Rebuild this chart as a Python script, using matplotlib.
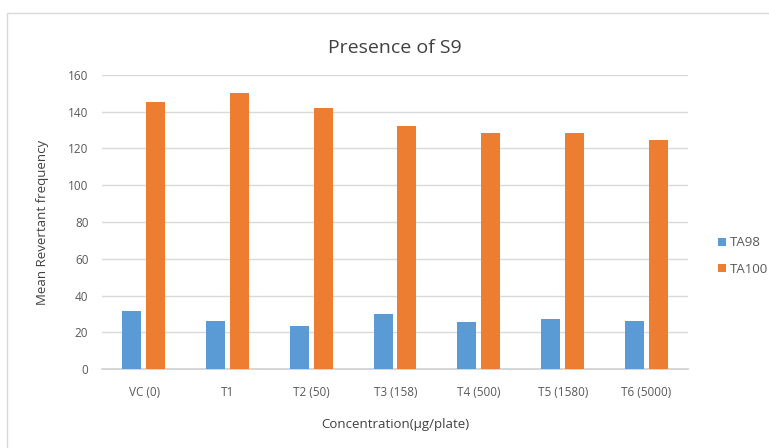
import matplotlib.pyplot as plt
import numpy as np
from matplotlib.patches import Rectangle

categories = ['VC (0)', 'T1', 'T2 (50)', 'T3 (158)', 'T4 (500)', 'T5 (1580)', 'T6 (5000)']
ta98 = [31.8, 26.2, 23.6, 29.8, 25.8, 27.4, 26.2]
ta100 = [145.2, 150.1, 141.9, 132.3, 128.5, 128.5, 124.5]

plt.rcParams['font.family'] = ['Open Sans', 'DejaVu Sans']

fig = plt.figure(figsize=(7.69, 4.48), dpi=100)
ax = fig.add_axes([0.133, 0.176, 0.762, 0.657])

# outer chart border like Excel
fig.patches.append(Rectangle((7 / 769, -0.1), 1.1, 1 - 13 / 448 + 0.1, transform=fig.transFigure,
                             fill=False, edgecolor='#d9d9d9', linewidth=1))

x = np.arange(len(categories))
w = 0.227
ax.bar(x - 0.145, ta98, w, color='#5b9bd5', label='TA98', zorder=3)
ax.bar(x + 0.14, ta100, w, color='#ed7d31', label='TA100', zorder=3)

ax.set_xlim(-0.5, len(categories) - 0.5)
ax.set_ylim(0, 160)
ax.set_yticks(range(0, 161, 20))
ax.set_xticks(x)
ax.set_xticklabels(categories)
ax.grid(axis='y', color='#d9d9d9', linewidth=1, zorder=0)
for s in ['top', 'right', 'left']:
    ax.spines[s].set_visible(False)
ax.spines['bottom'].set_color('#d0d0d0')
ax.spines['bottom'].set_linewidth(1.2)
ax.tick_params(length=0, labelsize=8.5, colors='#595959', pad=12)
ax.tick_params(axis='y', pad=10)

ax.set_title('Presence of S9', fontsize=14, color='#404040', pad=16)
ax.set_xlabel('Concentration(µg/plate)', fontsize=9.5, color='#404040', labelpad=14)
ax.set_ylabel('Mean Revertant frequency', fontsize=9.5, color='#404040', labelpad=14)

ax.legend(loc='center left', bbox_to_anchor=(706 / 769, 1 - 256 / 448), bbox_transform=fig.transFigure,
          frameon=False, fontsize=9.5, handlelength=0.6, handleheight=0.6, handletextpad=0.3,
          labelspacing=1.0, labelcolor='#595959')

fig.savefig('out.png', dpi=100)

> STATED GOAL
Repeat the listing in full and exactly. Do not include any images.

> THE OUTPUT
Rebuild this chart as a Python script, using matplotlib.
import matplotlib.pyplot as plt
import numpy as np
from matplotlib.patches import Rectangle

categories = ['VC (0)', 'T1', 'T2 (50)', 'T3 (158)', 'T4 (500)', 'T5 (1580)', 'T6 (5000)']
ta98 = [31.8, 26.2, 23.6, 29.8, 25.8, 27.4, 26.2]
ta100 = [145.2, 150.1, 141.9, 132.3, 128.5, 128.5, 124.5]

plt.rcParams['font.family'] = ['Open Sans', 'DejaVu Sans']

fig = plt.figure(figsize=(7.69, 4.48), dpi=100)
ax = fig.add_axes([0.133, 0.176, 0.762, 0.657])

# outer chart border like Excel
fig.patches.append(Rectangle((7 / 769, -0.1), 1.1, 1 - 13 / 448 + 0.1, transform=fig.transFigure,
                             fill=False, edgecolor='#d9d9d9', linewidth=1))

x = np.arange(len(categories))
w = 0.227
ax.bar(x - 0.145, ta98, w, color='#5b9bd5', label='TA98', zorder=3)
ax.bar(x + 0.14, ta100, w, color='#ed7d31', label='TA100', zorder=3)

ax.set_xlim(-0.5, len(categories) - 0.5)
ax.set_ylim(0, 160)
ax.set_yticks(range(0, 161, 20))
ax.set_xticks(x)
ax.set_xticklabels(categories)
ax.grid(axis='y', color='#d9d9d9', linewidth=1, zorder=0)
for s in ['top', 'right', 'left']:
    ax.spines[s].set_visible(False)
ax.spines['bottom'].set_color('#d0d0d0')
ax.spines['bottom'].set_linewidth(1.2)
ax.tick_params(length=0, labelsize=8.5, colors='#595959', pad=12)
ax.tick_params(axis='y', pad=10)

ax.set_title('Presence of S9', fontsize=14, color='#404040', pad=16)
ax.set_xlabel('Concentration(µg/plate)', fontsize=9.5, color='#404040', labelpad=14)
ax.set_ylabel('Mean Revertant frequency', fontsize=9.5, color='#404040', labelpad=14)

ax.legend(loc='center left', bbox_to_anchor=(706 / 769, 1 - 256 / 448), bbox_transform=fig.transFigure,
          frameon=False, fontsize=9.5, handlelength=0.6, handleheight=0.6, handletextpad=0.3,
          labelspacing=1.0, labelcolor='#595959')

fig.savefig('out.png', dpi=100)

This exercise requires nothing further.